Twins Jonathan and Josh Baker were born in Australia, lived in New York for a decade, and now reside in Los Angeles. The directing team’s debut feature film, the sci-fi thriller Kin, comes out August 31 through Lionsgate. It stars Jack Reynor, Zoe Kravitz, Dennis Quaid, James Franco and newcomer Myles Truitt, and was adapted from the Bakers’ short film Bag Man, which debuted at the SXSW Film Festival in 2015 to rave reviews. Also known as TWIN, the Baker Brothers have over 15 years of filmmaking experience and are well established in the commercial game, directing ads for such brands as Nike, Beats By Dre, Google, Sony and HP.
When we were six, our family’s TV decided to stop working. Just like that, one morning we turned it on and there was static. I distinctly remember we could still hear a Berenstain Bears cartoon playing in the background.
By no means did we understand the gravity of the situation the day it happened. It was only later that day when we told Dad, and his response strangely lacked any real level of concern, that we considered we might have a problem. Unbeknownst to us at the time, this event turned out to be one of the most influential moments in our entire lives.
We were definitely kids the 1980s built. Despite not having actually seen The Goonies at this point (see previous paragraph), we were absolutely Goonies kids through and through. Australian Santa gave us a red bike and a blue bike for Christmas, and there was barely ever a day we weren’t out on them miles away from home, no one having a clue where we were or when we were coming back.
One place we always rode to was the local video shop. It was a tiny old dusty store with two short aisles, the shelves filled with tapes, and a small shitty tube TV on the back wall showing whatever movie the old guy felt like playing that particular day. We’d park our bikes against the front window (nine out of 10 times, they’d end up on the ground) and wander through the store, picking up VHS boxes and testing each other on the artwork. We knew every detail of every tape off by heart, including horror movies that scared the living shit out of us (The Evil Dead, The Howling and Maniac Cop come to mind). With no TV at home, this place became our Mecca when we needed a movie fix. When we wanted to feel a part of something much bigger than us. I do cringe at the thought of two identical barefoot kids sitting on the faded carpet, eyes glued to a new release movie playing on that little TV. We’re talking Ghostbusters, Overboard, Spies Like Us, Flight of the Navigator, Ferris Bueller’s Day Off, Jewel of the Nile, 48 HRS. Name a movie from the late ’80s, and there’s a good chance we saw it for the first time in that tiny video store. Most probably with the sound off.

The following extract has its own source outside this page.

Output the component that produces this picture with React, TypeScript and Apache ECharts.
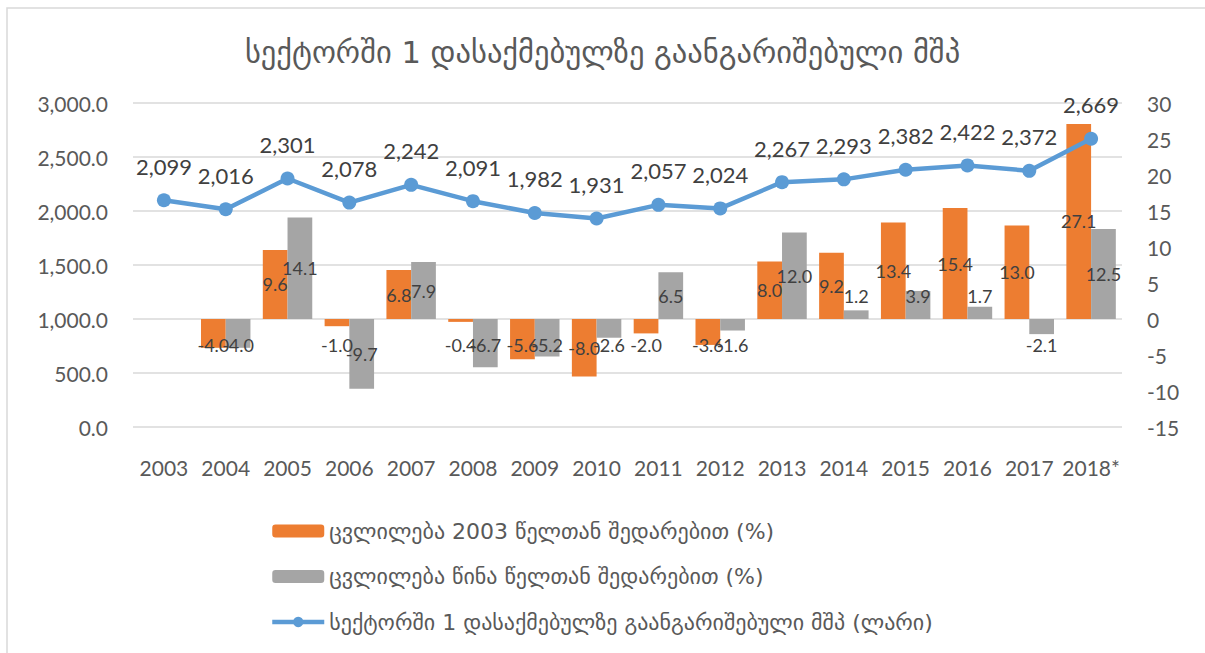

Our parents worked in education, and therefore had little time, nor the money, for our cinematic endeavors. We almost never went to the movies as a family, and during the time our TV still worked, it was pretty harshly policed. This literally made watching anything on a screen a bit of an ongoing quest for us. Sure we were adventurous, outdoorsy kids, but if a friend invited us to their house, they’d instantly get double teamed into watching a movie, and almost certainly something we would never be allowed to watch at home. Predator, Aliens, Cobra, Terminator 2 and Die Hard were all viewed while anxiously waiting for our father to kick down the door and spring us in the act.
Once our television passed away, Dad would occasionally hire a TV and VCR over the school holidays, which as you can imagine only continued to feed our ever-growing hunger for Hollywood. The problem with this was the excruciatingly long process of getting a video selection approved. (I’m assuming other people whose fathers rented TVs and VCRs had the same problem!) This is how we watched safe affairs like the Crocodile Dundee movies, the Indiana Jones trilogy, the Police Academy series, both Cocoon films, and of course the Star Wars trilogy, with the same level of incessant repeat viewing as everybody else. One evening we watched one of Dad’s picks, Luc Besson’s The Big Blue, which felt incredibly adult-themed and boring for two 9-year-olds. We remember thinking that it should have been a far more exciting movie, based on the video cover (which Free Willy seemed to rip off a few years later). Obviously, Dad rented this movie because of his lifelong obsession with the ocean, which he nursed while stranded in a tiny house in a country town in New South Wales, Australia.
Thinking back on those pivotal years as kids, we can’t help but link the untimely death of our television that fateful day to two twins becoming film directors 30 years later. Like an alien facehugger, it laid something deep inside us both that over time slowly grew into a full-fledged fascination with filmmaking. It never went away, and made us travel halfway across the globe to be that much closer to it all. Our debut feature film, Kin, is now that tiny chestburster about to break free, and scurry awkwardly across a dinner table in front of the entire world. And, looking back, we wouldn’t want it any other way. Dad, this one’s definitely on you.